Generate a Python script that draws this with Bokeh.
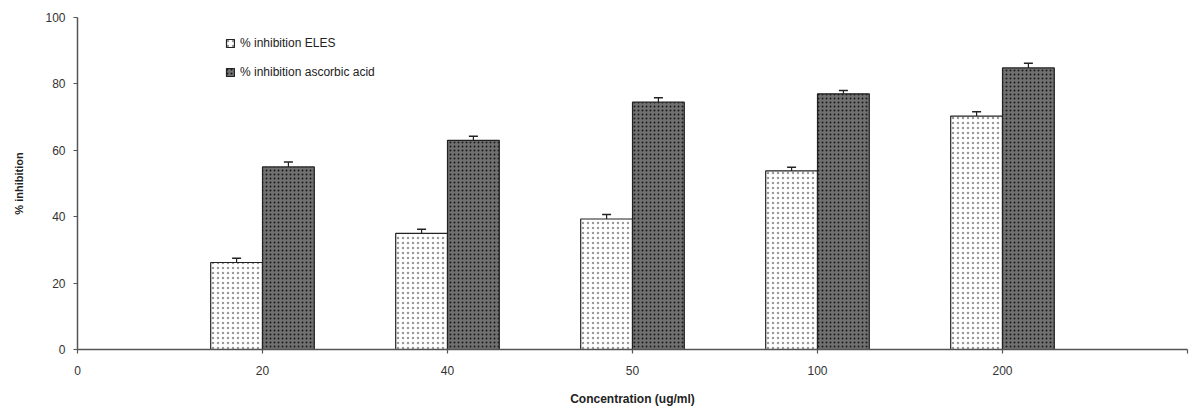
from bokeh.plotting import figure
from bokeh.models import ColumnDataSource, FixedTicker, Legend, LegendItem, Whisker, TeeHead, Range1d
from bokeh.embed import file_html
from bokeh.resources import INLINE

# ---- data ----
conc_labels = ["20", "40", "50", "100", "200"]
eles = [26.2, 35.0, 39.3, 53.8, 70.3]
eles_err = [1.3, 1.2, 1.4, 1.1, 1.3]
asc = [55.0, 63.0, 74.5, 77.0, 84.8]
asc_err = [1.5, 1.2, 1.3, 1.0, 1.4]
legend_labels = ["% inhibition ELES", "% inhibition ascorbic acid"]
y_ticks = [0, 20, 40, 60, 80, 100]

pos = list(range(1, len(conc_labels) + 1))
bw = 0.28
src_e = ColumnDataSource(dict(x=[p - bw / 2 for p in pos], top=eles,
                              up=[v + e for v, e in zip(eles, eles_err)]))
src_a = ColumnDataSource(dict(x=[p + bw / 2 for p in pos], top=asc,
                              up=[v + e for v, e in zip(asc, asc_err)]))

p = figure(width=1192, height=414, output_backend="svg", toolbar_location=None,
           x_range=Range1d(0, len(conc_labels) + 1), y_range=Range1d(0, 100),
           min_border_left=77, min_border_right=5, min_border_top=17, min_border_bottom=65)
p.outline_line_color = None
p.grid.visible = False
p.background_fill_color = "white"

r_e = p.vbar(x="x", top="top", width=bw, source=src_e, fill_color="white",
             line_color="#222", line_width=1.2,
             hatch_pattern="dot", hatch_color="#9a9a9a", hatch_scale=5, hatch_weight=1.2)
r_a = p.vbar(x="x", top="top", width=bw, source=src_a, fill_color="#707070",
             line_color="#222", line_width=1.2,
             hatch_pattern="dot", hatch_color="#1a1a1a", hatch_scale=4, hatch_weight=1.5)

for src in (src_e, src_a):
    w = Whisker(base="x", lower="top", upper="up", source=src, line_color="#222",
                line_width=1.2, lower_head=None,
                upper_head=TeeHead(size=9, line_color="#222", line_width=1.5))
    p.add_layout(w)

# axes
xt = list(range(0, len(conc_labels) + 2))
p.xaxis.ticker = FixedTicker(ticks=xt)
ov = {0: "0"}
for i, lab in enumerate(conc_labels):
    ov[i + 1] = lab
ov[len(conc_labels) + 1] = ""
p.xaxis.major_label_overrides = ov
p.yaxis.ticker = FixedTicker(ticks=y_ticks)

for ax in (p.xaxis[0], p.yaxis[0]):
    ax.axis_line_color = "#555"
    ax.axis_line_width = 1.5
    ax.major_tick_line_color = "#555"
    ax.major_tick_line_width = 1.2
    ax.major_tick_out = 4
    ax.major_tick_in = 0
    ax.minor_tick_line_color = None
    ax.major_label_text_font = "Liberation Sans"
    ax.major_label_text_font_size = "12px"
    ax.major_label_text_color = "#333"
    ax.axis_label_text_font = "Liberation Sans"
    ax.axis_label_text_font_style = "bold"
    ax.axis_label_text_color = "#222"

p.xaxis.major_label_standoff = 12
p.yaxis.major_label_standoff = 8
p.xaxis.axis_label = "Concentration (ug/ml)"
p.xaxis.axis_label_text_font_size = "12px"
p.xaxis.axis_label_standoff = 14
p.yaxis.axis_label = "% inhibition"
p.yaxis.axis_label_text_font_size = "11px"
p.yaxis.axis_label_standoff = 17

legend = Legend(items=[LegendItem(label=legend_labels[0], renderers=[r_e]),
                       LegendItem(label=legend_labels[1], renderers=[r_a])],
                location=(148, 270), orientation="vertical")
legend.border_line_color = None
legend.background_fill_alpha = 0
legend.padding = 0
legend.margin = 0
legend.spacing = 15
legend.glyph_width = 10
legend.glyph_height = 10
legend.label_height = 12
legend.label_standoff = 5
legend.label_text_font = "Liberation Sans"
legend.label_text_font_size = "12px"
legend.label_text_color = "#222"
p.add_layout(legend)

open("out.html", "w").write(file_html(p, INLINE))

■ **AIM**: Without the images, write out each line of the data verbatim.

■ **ANSWER IN FULL**:
Generate a Python script that draws this with Bokeh.
from bokeh.plotting import figure
from bokeh.models import ColumnDataSource, FixedTicker, Legend, LegendItem, Whisker, TeeHead, Range1d
from bokeh.embed import file_html
from bokeh.resources import INLINE

# ---- data ----
conc_labels = ["20", "40", "50", "100", "200"]
eles = [26.2, 35.0, 39.3, 53.8, 70.3]
eles_err = [1.3, 1.2, 1.4, 1.1, 1.3]
asc = [55.0, 63.0, 74.5, 77.0, 84.8]
asc_err = [1.5, 1.2, 1.3, 1.0, 1.4]
legend_labels = ["% inhibition ELES", "% inhibition ascorbic acid"]
y_ticks = [0, 20, 40, 60, 80, 100]

pos = list(range(1, len(conc_labels) + 1))
bw = 0.28
src_e = ColumnDataSource(dict(x=[p - bw / 2 for p in pos], top=eles,
                              up=[v + e for v, e in zip(eles, eles_err)]))
src_a = ColumnDataSource(dict(x=[p + bw / 2 for p in pos], top=asc,
                              up=[v + e for v, e in zip(asc, asc_err)]))

p = figure(width=1192, height=414, output_backend="svg", toolbar_location=None,
           x_range=Range1d(0, len(conc_labels) + 1), y_range=Range1d(0, 100),
           min_border_left=77, min_border_right=5, min_border_top=17, min_border_bottom=65)
p.outline_line_color = None
p.grid.visible = False
p.background_fill_color = "white"

r_e = p.vbar(x="x", top="top", width=bw, source=src_e, fill_color="white",
             line_color="#222", line_width=1.2,
             hatch_pattern="dot", hatch_color="#9a9a9a", hatch_scale=5, hatch_weight=1.2)
r_a = p.vbar(x="x", top="top", width=bw, source=src_a, fill_color="#707070",
             line_color="#222", line_width=1.2,
             hatch_pattern="dot", hatch_color="#1a1a1a", hatch_scale=4, hatch_weight=1.5)

for src in (src_e, src_a):
    w = Whisker(base="x", lower="top", upper="up", source=src, line_color="#222",
                line_width=1.2, lower_head=None,
                upper_head=TeeHead(size=9, line_color="#222", line_width=1.5))
    p.add_layout(w)

# axes
xt = list(range(0, len(conc_labels) + 2))
p.xaxis.ticker = FixedTicker(ticks=xt)
ov = {0: "0"}
for i, lab in enumerate(conc_labels):
    ov[i + 1] = lab
ov[len(conc_labels) + 1] = ""
p.xaxis.major_label_overrides = ov
p.yaxis.ticker = FixedTicker(ticks=y_ticks)

for ax in (p.xaxis[0], p.yaxis[0]):
    ax.axis_line_color = "#555"
    ax.axis_line_width = 1.5
    ax.major_tick_line_color = "#555"
    ax.major_tick_line_width = 1.2
    ax.major_tick_out = 4
    ax.major_tick_in = 0
    ax.minor_tick_line_color = None
    ax.major_label_text_font = "Liberation Sans"
    ax.major_label_text_font_size = "12px"
    ax.major_label_text_color = "#333"
    ax.axis_label_text_font = "Liberation Sans"
    ax.axis_label_text_font_style = "bold"
    ax.axis_label_text_color = "#222"

p.xaxis.major_label_standoff = 12
p.yaxis.major_label_standoff = 8
p.xaxis.axis_label = "Concentration (ug/ml)"
p.xaxis.axis_label_text_font_size = "12px"
p.xaxis.axis_label_standoff = 14
p.yaxis.axis_label = "% inhibition"
p.yaxis.axis_label_text_font_size = "11px"
p.yaxis.axis_label_standoff = 17

legend = Legend(items=[LegendItem(label=legend_labels[0], renderers=[r_e]),
                       LegendItem(label=legend_labels[1], renderers=[r_a])],
                location=(148, 270), orientation="vertical")
legend.border_line_color = None
legend.background_fill_alpha = 0
legend.padding = 0
legend.margin = 0
legend.spacing = 15
legend.glyph_width = 10
legend.glyph_height = 10
legend.label_height = 12
legend.label_standoff = 5
legend.label_text_font = "Liberation Sans"
legend.label_text_font_size = "12px"
legend.label_text_color = "#222"
p.add_layout(legend)

open("out.html", "w").write(file_html(p, INLINE))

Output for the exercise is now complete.